Photo Showcase: 2011 Offutt Air ShowMany tons of military might roared overhead and sat silently on the ground for public inspection Saturday at Offutt Air Force Base.
People could walk onto a ramp and through a gigantic cargo-carrying plane, up stairs and into the guts of a refueling craft and gaze beyond a fence at the batlike B-2 bomber.
About 30 aircraft sat on the vast Offutt tarmac and about 20 aerial performances and military flyovers took place. A similar show is scheduled today at the annual Defenders of Freedom air show and open house. The event will conclude at 5 p.m. Offutt representatives hoped more than 60,000 people a day would attend.
The show is a strong public relations tool. Standing beneath massive aircraft and beside aerodynamic jet fighters generates awe within those who like technology, airplanes or American military power.
As a jet roared down the runway, Wade Eichhorn said with excitement to his 6-year-old son, Asher: “There he goes!”
“Where?” the little boy said. Then the plane emerged from behind a building in the distance and lifted into the air. “Oh,” Asher said.
The Eichhorns, of Glenwood, Iowa, continued walking among the planes on the ground. “You want to be a pilot, Ash?” the dad asked his son.
“Yeah!” Asher said.
Carrie McKenzie clicked off a photo of her son, 5-year-old Gannon, holding his toy A-10 Warthog in front of the real thing.
Asked why he likes A-10 Warthogs, Gannon gave a long response, the upshot of which was this: Sharp teeth are painted on the front of his toy A-10 (and on the real A-10), and that’s neat since another of his passions is the T-rex dinosaur.
Hundreds of people sat in folding chairs in the shade created by the huge wings of aircraft. Those who walked about saw helicopters and fighter jets, bombers and cargo craft. They could learn a bit about midair fueling and powerful radar systems.
Or they could just sit and watch the aerial show. The Golden Knights, the Army’s competitive parachute team, gave two performances Saturday and is expected to do the same today.
One member of the Golden Knights started the show Saturday morning by descending thousands of feet in a free fall, opening his parachute and displaying the American flag as a woman on the ground sang “The Star-Spangled Banner.”

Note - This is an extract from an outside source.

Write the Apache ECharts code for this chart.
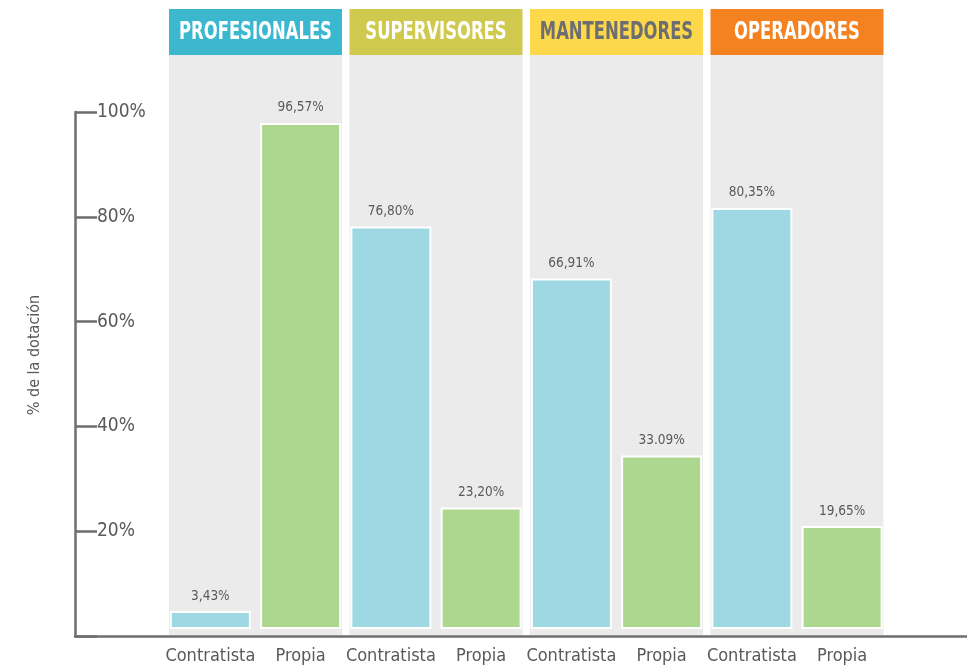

“They’re the best,” Larry Carnicle of Murdock, Neb., said after that performance.
Sgt. 1st Class Brian Sealing, a member of the Golden Knights, agreed with Carnicle’s assessment.
The parachute team, which sent eight jumpers, two pilots and a crew chief to the air show, fine-tunes its maneuvers in Florida during the winter.
Sealing said one stunt requires parachutists to free fall at 180 mph past each other.
A typical jump calls for them to free fall about 10,500 feet, then open their chutes about 2,000 feet from the ground.
“We’re hands down the best parachute team on the planet,” Sealing said.